Non-DRM music from Apple/EMI can only help
emile
A few days ago when Apple/EMI non-DRM’ed music was the hot story of the day, CNBC’s Power Lunch ran a clip about it. After the clip ran, Bill Griffeth wondered aloud about how that couldn’t be good for their business, because those files would surely appear on the peer-to-peer networks.
I’m guessing Bill hasn’t logged on to any of those networks lately. Approximately .2 seconds after a CD hits store shelves, there are thousands of DRM-free copies of those songs on the networks. Half of the time, those albums have somehow “slipped out” of the studios hands onto the networks several weeks before the official release.
Until the studios can plug the CD-to-P2P network hole, releasing DRM-free songs and getting paid for them is a no-brainer.
| 2.5 |
Posted in New Media |

April 13th, 2007 at 7:58 am
The thing is, you can’t plug the P2P hole.

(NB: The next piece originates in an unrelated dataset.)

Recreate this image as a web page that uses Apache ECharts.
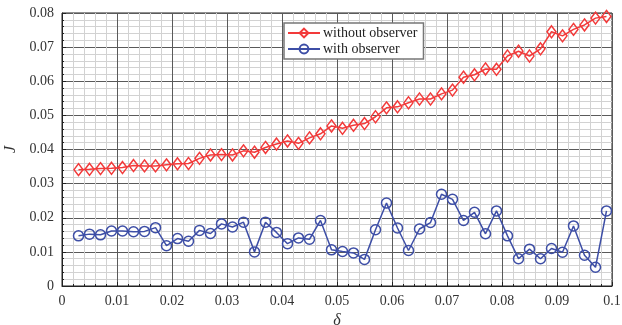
<!DOCTYPE html>
<html>
<head>
<meta charset="utf-8">
<script src="https://cdn.jsdelivr.net/npm/echarts@6/dist/echarts.min.js"></script>
<style>
  html, body { margin: 0; padding: 0; background: #fff; }
  #chart { width: 622px; height: 325px; }
</style>
</head>
<body>
<div id="chart"></div>
<script>
// δ sample points: 0.003, 0.005, ..., 0.099
const deltas = [
  0.003, 0.005, 0.007, 0.009, 0.011, 0.013, 0.015, 0.017, 0.019, 0.021,
  0.023, 0.025, 0.027, 0.029, 0.031, 0.033, 0.035, 0.037, 0.039, 0.041,
  0.043, 0.045, 0.047, 0.049, 0.051, 0.053, 0.055, 0.057, 0.059, 0.061,
  0.063, 0.065, 0.067, 0.069, 0.071, 0.073, 0.075, 0.077, 0.079, 0.081,
  0.083, 0.085, 0.087, 0.089, 0.091, 0.093, 0.095, 0.097, 0.099
];

// cost J without the observer
const withoutObserver = [
  0.0341, 0.0342, 0.0344, 0.0345, 0.0347, 0.0353, 0.0352, 0.0352, 0.0355, 0.0358,
  0.0359, 0.0374, 0.0384, 0.0385, 0.0384, 0.0396, 0.0392, 0.0406, 0.0416, 0.0425,
  0.0418, 0.0434, 0.0446, 0.0469, 0.0462, 0.0471, 0.0476, 0.0496, 0.0522, 0.0525,
  0.0537, 0.0548, 0.0548, 0.0563, 0.0574, 0.0612, 0.0619, 0.0636, 0.0635, 0.0674,
  0.0688, 0.0674, 0.0695, 0.0745, 0.0733, 0.0752, 0.0765, 0.0785, 0.0790
];

// cost J with the observer
const withObserver = [
  0.0147, 0.0152, 0.0150, 0.0161, 0.0161, 0.0159, 0.0160, 0.0171, 0.0118, 0.0139,
  0.0131, 0.0163, 0.0154, 0.0182, 0.0173, 0.0187, 0.0100, 0.0187, 0.0157, 0.0124,
  0.0141, 0.0137, 0.0192, 0.0106, 0.0101, 0.0097, 0.0078, 0.0165, 0.0243, 0.0170,
  0.0104, 0.0167, 0.0186, 0.0269, 0.0254, 0.0192, 0.0216, 0.0153, 0.0220, 0.0147,
  0.0080, 0.0108, 0.0080, 0.0110, 0.0099, 0.0176, 0.0090, 0.0055, 0.0220
];

const seriesNames = ['without observer', 'with observer'];
const xTickLabels = ['0', '0.01', '0.02', '0.03', '0.04', '0.05', '0.06', '0.07', '0.08', '0.09', '0.1'];
const yTickLabels = ['0', '0.01', '0.02', '0.03', '0.04', '0.05', '0.06', '0.07', '0.08'];

const RED = '#f23a3a';
const BLUE = '#3d4ea6';
const FONT = '"Liberation Serif", "DejaVu Serif", serif';

const pairs = (ys) => deltas.map((x, i) => [x, ys[i]]);
const labelAt = (labels, step) => (v) => labels[Math.round(v / step)] ?? '';

function axisCommon(labels, step, margin) {
  return {
    type: 'value',
    interval: step,
    axisLine: { show: true, onZero: false, lineStyle: { color: '#222', width: 1 } },
    axisTick: { show: true, inside: true, length: 4, lineStyle: { color: '#222' } },
    minorTick: { show: true, splitNumber: 5, length: 2, lineStyle: { color: '#222' } },
    splitLine: { show: true, lineStyle: { color: '#5a5a5a', width: 1 } },
    minorSplitLine: { show: true, lineStyle: { color: '#d2d2d2', width: 1 } },
    axisLabel: {
      color: '#333', fontFamily: FONT, fontSize: 14, margin: margin,
      formatter: labelAt(labels, step)
    }
  };
}

const chart = echarts.init(document.getElementById('chart'), null, { renderer: 'canvas' });

chart.setOption({
  animation: false,
  backgroundColor: '#fff',
  grid: {
    left: 62, right: 10, top: 13, bottom: 39,
    outerBoundsMode: 'none',
    containLabel: false,
    show: true, borderColor: '#222', borderWidth: 1, backgroundColor: 'transparent'
  },
  xAxis: Object.assign(axisCommon(xTickLabels, 0.01, 8), {
    min: 0, max: 0.1,
    name: 'δ', nameLocation: 'middle', nameGap: 24,
    nameTextStyle: { fontFamily: FONT, fontStyle: 'italic', fontSize: 16, color: '#333' }
  }),
  yAxis: Object.assign(axisCommon(yTickLabels, 0.01, 8), {
    min: 0, max: 0.08,
    name: 'J', nameLocation: 'middle', nameGap: 40, nameRotate: 90,
    nameTextStyle: { fontFamily: FONT, fontStyle: 'italic', fontSize: 16, color: '#333' }
  }),
  legend: {
    left: 284, top: 23, width: 143,
    orient: 'vertical',
    itemGap: 2, itemWidth: 32, itemHeight: 11,
    padding: [3, 6, 3, 3],
    backgroundColor: '#fff',
    borderColor: '#777', borderWidth: 1.5, borderRadius: 0,
    textStyle: { fontFamily: FONT, fontSize: 14, color: '#222', padding: [0, 0, 0, -2] },
    data: seriesNames
  },
  series: [
    {
      name: seriesNames[0],
      type: 'line',
      data: pairs(withoutObserver),
      symbol: 'diamond',
      symbolSize: [9, 12],
      lineStyle: { color: RED, width: 1.5 },
      itemStyle: { color: 'rgba(255,255,255,0)', borderColor: RED, borderWidth: 1.5 },
      z: 3
    },
    {
      name: seriesNames[1],
      type: 'line',
      data: pairs(withObserver),
      symbol: 'circle',
      symbolSize: 10,
      lineStyle: { color: BLUE, width: 1.5 },
      itemStyle: { color: 'rgba(255,255,255,0)', borderColor: BLUE, borderWidth: 1.5 },
      z: 3
    }
  ]
});
</script>
</body>
</html>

It just won’t happen anytime soon.
What the music industry needs is something completely new — which I read about on Shelly Palmer’s blog last night (see “Did We Miss the Memo?”.) The industry needs to recognize how people are using music right now, and find a way to capitalize on it.
What are people doing right now? Using songs to make user-generated videos, and creating mashups. The music industry doesn’t make any money from any of this. They need to find a way to — a new system of easy licenses, something iTunes-like for music licensing.
It’s a whole new, untapped revenue stream.